> Short exercise: Can you write out all the lines word for word, with no pictures?

> Recorded data:
◆ ◆ ◆ ◆
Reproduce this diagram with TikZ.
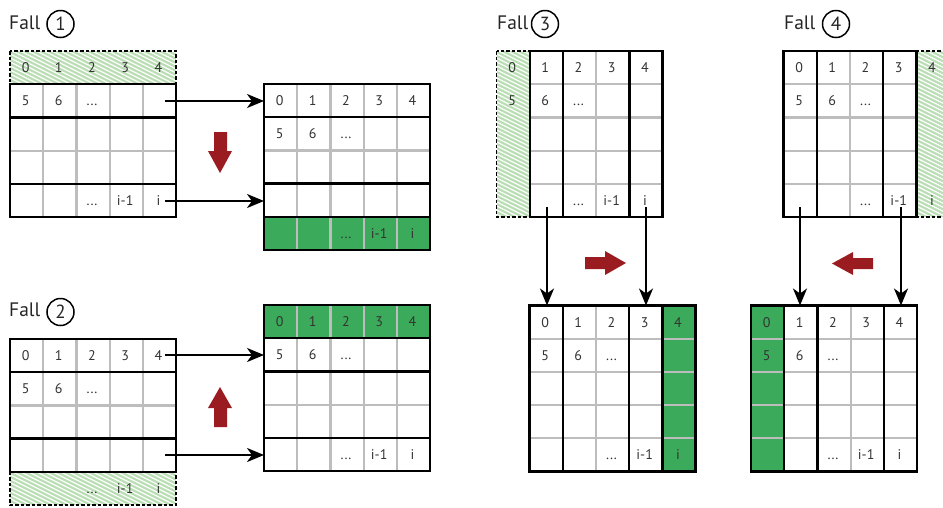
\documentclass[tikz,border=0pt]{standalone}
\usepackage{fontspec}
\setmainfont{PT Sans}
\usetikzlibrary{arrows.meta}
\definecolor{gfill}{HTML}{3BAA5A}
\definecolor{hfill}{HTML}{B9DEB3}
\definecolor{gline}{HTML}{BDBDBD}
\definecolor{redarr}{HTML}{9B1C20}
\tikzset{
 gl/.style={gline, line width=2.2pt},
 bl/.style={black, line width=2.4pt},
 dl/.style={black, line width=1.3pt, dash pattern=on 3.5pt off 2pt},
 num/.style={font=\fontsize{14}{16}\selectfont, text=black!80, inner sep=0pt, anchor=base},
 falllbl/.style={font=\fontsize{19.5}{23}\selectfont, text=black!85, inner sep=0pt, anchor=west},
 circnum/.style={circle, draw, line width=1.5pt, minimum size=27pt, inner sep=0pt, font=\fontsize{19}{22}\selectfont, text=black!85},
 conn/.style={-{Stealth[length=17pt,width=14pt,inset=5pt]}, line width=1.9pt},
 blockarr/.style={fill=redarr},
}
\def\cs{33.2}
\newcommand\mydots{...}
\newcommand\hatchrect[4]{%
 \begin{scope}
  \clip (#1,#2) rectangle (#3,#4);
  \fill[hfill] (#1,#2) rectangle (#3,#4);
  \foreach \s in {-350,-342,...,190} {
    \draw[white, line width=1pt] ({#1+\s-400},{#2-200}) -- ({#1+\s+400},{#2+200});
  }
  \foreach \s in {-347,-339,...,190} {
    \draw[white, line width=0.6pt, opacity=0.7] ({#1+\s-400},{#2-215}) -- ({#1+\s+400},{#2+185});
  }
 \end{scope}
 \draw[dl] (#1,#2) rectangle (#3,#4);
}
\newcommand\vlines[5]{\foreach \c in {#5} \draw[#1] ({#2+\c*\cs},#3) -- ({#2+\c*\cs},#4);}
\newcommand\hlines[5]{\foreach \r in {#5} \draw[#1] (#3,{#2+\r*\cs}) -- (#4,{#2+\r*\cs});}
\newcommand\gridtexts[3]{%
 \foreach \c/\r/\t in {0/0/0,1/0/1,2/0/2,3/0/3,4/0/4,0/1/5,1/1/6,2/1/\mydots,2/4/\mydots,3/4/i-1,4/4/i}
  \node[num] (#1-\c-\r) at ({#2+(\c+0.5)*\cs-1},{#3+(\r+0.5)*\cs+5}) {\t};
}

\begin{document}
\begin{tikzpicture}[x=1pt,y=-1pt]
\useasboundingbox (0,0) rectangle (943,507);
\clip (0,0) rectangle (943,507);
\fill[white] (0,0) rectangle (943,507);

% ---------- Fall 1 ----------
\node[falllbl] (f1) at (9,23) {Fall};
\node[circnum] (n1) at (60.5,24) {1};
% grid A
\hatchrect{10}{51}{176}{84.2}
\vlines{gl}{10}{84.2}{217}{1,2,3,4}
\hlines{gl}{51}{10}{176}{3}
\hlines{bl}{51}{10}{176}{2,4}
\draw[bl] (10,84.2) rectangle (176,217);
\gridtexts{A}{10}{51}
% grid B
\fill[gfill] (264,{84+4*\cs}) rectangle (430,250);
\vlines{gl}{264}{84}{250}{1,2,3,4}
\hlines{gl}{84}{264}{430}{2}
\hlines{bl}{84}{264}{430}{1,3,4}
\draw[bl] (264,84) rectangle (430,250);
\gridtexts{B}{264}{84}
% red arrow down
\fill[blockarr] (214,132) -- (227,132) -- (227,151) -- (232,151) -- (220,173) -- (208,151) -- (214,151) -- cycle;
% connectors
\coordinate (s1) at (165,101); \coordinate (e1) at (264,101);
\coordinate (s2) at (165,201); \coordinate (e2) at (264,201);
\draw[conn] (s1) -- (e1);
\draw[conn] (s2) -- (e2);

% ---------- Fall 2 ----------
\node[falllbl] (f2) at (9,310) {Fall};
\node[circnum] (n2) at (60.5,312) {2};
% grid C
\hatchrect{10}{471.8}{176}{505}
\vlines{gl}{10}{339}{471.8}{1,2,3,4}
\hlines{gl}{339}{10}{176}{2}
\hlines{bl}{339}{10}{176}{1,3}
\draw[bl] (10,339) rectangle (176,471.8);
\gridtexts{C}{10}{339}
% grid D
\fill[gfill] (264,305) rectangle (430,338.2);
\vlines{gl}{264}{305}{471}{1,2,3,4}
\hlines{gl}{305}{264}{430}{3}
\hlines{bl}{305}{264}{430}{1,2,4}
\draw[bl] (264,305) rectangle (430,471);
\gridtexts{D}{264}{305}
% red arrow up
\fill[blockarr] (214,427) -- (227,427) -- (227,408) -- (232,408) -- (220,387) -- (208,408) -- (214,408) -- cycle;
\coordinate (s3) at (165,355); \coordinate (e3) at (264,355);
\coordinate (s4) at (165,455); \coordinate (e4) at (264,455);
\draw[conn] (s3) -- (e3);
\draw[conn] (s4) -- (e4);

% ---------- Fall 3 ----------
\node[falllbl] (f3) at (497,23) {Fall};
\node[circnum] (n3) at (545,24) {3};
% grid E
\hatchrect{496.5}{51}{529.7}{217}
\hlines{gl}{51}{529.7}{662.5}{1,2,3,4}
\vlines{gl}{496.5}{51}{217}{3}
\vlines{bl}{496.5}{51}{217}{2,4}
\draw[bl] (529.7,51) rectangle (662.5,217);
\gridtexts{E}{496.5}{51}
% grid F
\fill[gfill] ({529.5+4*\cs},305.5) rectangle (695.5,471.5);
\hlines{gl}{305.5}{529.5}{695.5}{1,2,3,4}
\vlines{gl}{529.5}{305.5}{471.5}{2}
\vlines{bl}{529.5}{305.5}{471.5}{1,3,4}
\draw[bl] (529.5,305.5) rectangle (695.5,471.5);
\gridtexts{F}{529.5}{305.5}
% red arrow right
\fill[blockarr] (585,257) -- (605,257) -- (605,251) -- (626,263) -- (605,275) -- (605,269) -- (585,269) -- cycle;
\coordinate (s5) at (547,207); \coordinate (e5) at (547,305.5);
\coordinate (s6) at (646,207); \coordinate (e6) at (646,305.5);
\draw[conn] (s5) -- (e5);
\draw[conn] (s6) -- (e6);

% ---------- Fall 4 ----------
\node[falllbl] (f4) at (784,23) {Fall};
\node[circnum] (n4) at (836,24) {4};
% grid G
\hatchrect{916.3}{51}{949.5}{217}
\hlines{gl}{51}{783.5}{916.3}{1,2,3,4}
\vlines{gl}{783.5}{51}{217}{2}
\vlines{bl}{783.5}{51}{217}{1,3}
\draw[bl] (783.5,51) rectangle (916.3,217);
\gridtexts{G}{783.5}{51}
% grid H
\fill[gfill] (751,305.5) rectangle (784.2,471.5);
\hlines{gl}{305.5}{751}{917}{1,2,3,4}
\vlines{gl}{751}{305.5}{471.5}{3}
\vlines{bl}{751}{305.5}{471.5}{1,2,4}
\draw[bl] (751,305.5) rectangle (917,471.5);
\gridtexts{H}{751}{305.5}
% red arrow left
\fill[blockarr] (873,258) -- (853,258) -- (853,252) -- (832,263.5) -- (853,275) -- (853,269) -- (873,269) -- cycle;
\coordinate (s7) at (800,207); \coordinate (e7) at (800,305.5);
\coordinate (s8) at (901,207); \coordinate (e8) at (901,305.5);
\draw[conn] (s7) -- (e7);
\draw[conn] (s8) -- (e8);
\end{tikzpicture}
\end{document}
◆ ◆ ◆ ◆
> The output:
Reproduce this diagram with TikZ.
\documentclass[tikz,border=0pt]{standalone}
\usepackage{fontspec}
\setmainfont{PT Sans}
\usetikzlibrary{arrows.meta}
\definecolor{gfill}{HTML}{3BAA5A}
\definecolor{hfill}{HTML}{B9DEB3}
\definecolor{gline}{HTML}{BDBDBD}
\definecolor{redarr}{HTML}{9B1C20}
\tikzset{
 gl/.style={gline, line width=2.2pt},
 bl/.style={black, line width=2.4pt},
 dl/.style={black, line width=1.3pt, dash pattern=on 3.5pt off 2pt},
 num/.style={font=\fontsize{14}{16}\selectfont, text=black!80, inner sep=0pt, anchor=base},
 falllbl/.style={font=\fontsize{19.5}{23}\selectfont, text=black!85, inner sep=0pt, anchor=west},
 circnum/.style={circle, draw, line width=1.5pt, minimum size=27pt, inner sep=0pt, font=\fontsize{19}{22}\selectfont, text=black!85},
 conn/.style={-{Stealth[length=17pt,width=14pt,inset=5pt]}, line width=1.9pt},
 blockarr/.style={fill=redarr},
}
\def\cs{33.2}
\newcommand\mydots{...}
\newcommand\hatchrect[4]{%
 \begin{scope}
  \clip (#1,#2) rectangle (#3,#4);
  \fill[hfill] (#1,#2) rectangle (#3,#4);
  \foreach \s in {-350,-342,...,190} {
    \draw[white, line width=1pt] ({#1+\s-400},{#2-200}) -- ({#1+\s+400},{#2+200});
  }
  \foreach \s in {-347,-339,...,190} {
    \draw[white, line width=0.6pt, opacity=0.7] ({#1+\s-400},{#2-215}) -- ({#1+\s+400},{#2+185});
  }
 \end{scope}
 \draw[dl] (#1,#2) rectangle (#3,#4);
}
\newcommand\vlines[5]{\foreach \c in {#5} \draw[#1] ({#2+\c*\cs},#3) -- ({#2+\c*\cs},#4);}
\newcommand\hlines[5]{\foreach \r in {#5} \draw[#1] (#3,{#2+\r*\cs}) -- (#4,{#2+\r*\cs});}
\newcommand\gridtexts[3]{%
 \foreach \c/\r/\t in {0/0/0,1/0/1,2/0/2,3/0/3,4/0/4,0/1/5,1/1/6,2/1/\mydots,2/4/\mydots,3/4/i-1,4/4/i}
  \node[num] (#1-\c-\r) at ({#2+(\c+0.5)*\cs-1},{#3+(\r+0.5)*\cs+5}) {\t};
}

\begin{document}
\begin{tikzpicture}[x=1pt,y=-1pt]
\useasboundingbox (0,0) rectangle (943,507);
\clip (0,0) rectangle (943,507);
\fill[white] (0,0) rectangle (943,507);

% ---------- Fall 1 ----------
\node[falllbl] (f1) at (9,23) {Fall};
\node[circnum] (n1) at (60.5,24) {1};
% grid A
\hatchrect{10}{51}{176}{84.2}
\vlines{gl}{10}{84.2}{217}{1,2,3,4}
\hlines{gl}{51}{10}{176}{3}
\hlines{bl}{51}{10}{176}{2,4}
\draw[bl] (10,84.2) rectangle (176,217);
\gridtexts{A}{10}{51}
% grid B
\fill[gfill] (264,{84+4*\cs}) rectangle (430,250);
\vlines{gl}{264}{84}{250}{1,2,3,4}
\hlines{gl}{84}{264}{430}{2}
\hlines{bl}{84}{264}{430}{1,3,4}
\draw[bl] (264,84) rectangle (430,250);
\gridtexts{B}{264}{84}
% red arrow down
\fill[blockarr] (214,132) -- (227,132) -- (227,151) -- (232,151) -- (220,173) -- (208,151) -- (214,151) -- cycle;
% connectors
\coordinate (s1) at (165,101); \coordinate (e1) at (264,101);
\coordinate (s2) at (165,201); \coordinate (e2) at (264,201);
\draw[conn] (s1) -- (e1);
\draw[conn] (s2) -- (e2);

% ---------- Fall 2 ----------
\node[falllbl] (f2) at (9,310) {Fall};
\node[circnum] (n2) at (60.5,312) {2};
% grid C
\hatchrect{10}{471.8}{176}{505}
\vlines{gl}{10}{339}{471.8}{1,2,3,4}
\hlines{gl}{339}{10}{176}{2}
\hlines{bl}{339}{10}{176}{1,3}
\draw[bl] (10,339) rectangle (176,471.8);
\gridtexts{C}{10}{339}
% grid D
\fill[gfill] (264,305) rectangle (430,338.2);
\vlines{gl}{264}{305}{471}{1,2,3,4}
\hlines{gl}{305}{264}{430}{3}
\hlines{bl}{305}{264}{430}{1,2,4}
\draw[bl] (264,305) rectangle (430,471);
\gridtexts{D}{264}{305}
% red arrow up
\fill[blockarr] (214,427) -- (227,427) -- (227,408) -- (232,408) -- (220,387) -- (208,408) -- (214,408) -- cycle;
\coordinate (s3) at (165,355); \coordinate (e3) at (264,355);
\coordinate (s4) at (165,455); \coordinate (e4) at (264,455);
\draw[conn] (s3) -- (e3);
\draw[conn] (s4) -- (e4);

% ---------- Fall 3 ----------
\node[falllbl] (f3) at (497,23) {Fall};
\node[circnum] (n3) at (545,24) {3};
% grid E
\hatchrect{496.5}{51}{529.7}{217}
\hlines{gl}{51}{529.7}{662.5}{1,2,3,4}
\vlines{gl}{496.5}{51}{217}{3}
\vlines{bl}{496.5}{51}{217}{2,4}
\draw[bl] (529.7,51) rectangle (662.5,217);
\gridtexts{E}{496.5}{51}
% grid F
\fill[gfill] ({529.5+4*\cs},305.5) rectangle (695.5,471.5);
\hlines{gl}{305.5}{529.5}{695.5}{1,2,3,4}
\vlines{gl}{529.5}{305.5}{471.5}{2}
\vlines{bl}{529.5}{305.5}{471.5}{1,3,4}
\draw[bl] (529.5,305.5) rectangle (695.5,471.5);
\gridtexts{F}{529.5}{305.5}
% red arrow right
\fill[blockarr] (585,257) -- (605,257) -- (605,251) -- (626,263) -- (605,275) -- (605,269) -- (585,269) -- cycle;
\coordinate (s5) at (547,207); \coordinate (e5) at (547,305.5);
\coordinate (s6) at (646,207); \coordinate (e6) at (646,305.5);
\draw[conn] (s5) -- (e5);
\draw[conn] (s6) -- (e6);

% ---------- Fall 4 ----------
\node[falllbl] (f4) at (784,23) {Fall};
\node[circnum] (n4) at (836,24) {4};
% grid G
\hatchrect{916.3}{51}{949.5}{217}
\hlines{gl}{51}{783.5}{916.3}{1,2,3,4}
\vlines{gl}{783.5}{51}{217}{2}
\vlines{bl}{783.5}{51}{217}{1,3}
\draw[bl] (783.5,51) rectangle (916.3,217);
\gridtexts{G}{783.5}{51}
% grid H
\fill[gfill] (751,305.5) rectangle (784.2,471.5);
\hlines{gl}{305.5}{751}{917}{1,2,3,4}
\vlines{gl}{751}{305.5}{471.5}{3}
\vlines{bl}{751}{305.5}{471.5}{1,2,4}
\draw[bl] (751,305.5) rectangle (917,471.5);
\gridtexts{H}{751}{305.5}
% red arrow left
\fill[blockarr] (873,258) -- (853,258) -- (853,252) -- (832,263.5) -- (853,275) -- (853,269) -- (873,269) -- cycle;
\coordinate (s7) at (800,207); \coordinate (e7) at (800,305.5);
\coordinate (s8) at (901,207); \coordinate (e8) at (901,305.5);
\draw[conn] (s7) -- (e7);
\draw[conn] (s8) -- (e8);
\end{tikzpicture}
\end{document}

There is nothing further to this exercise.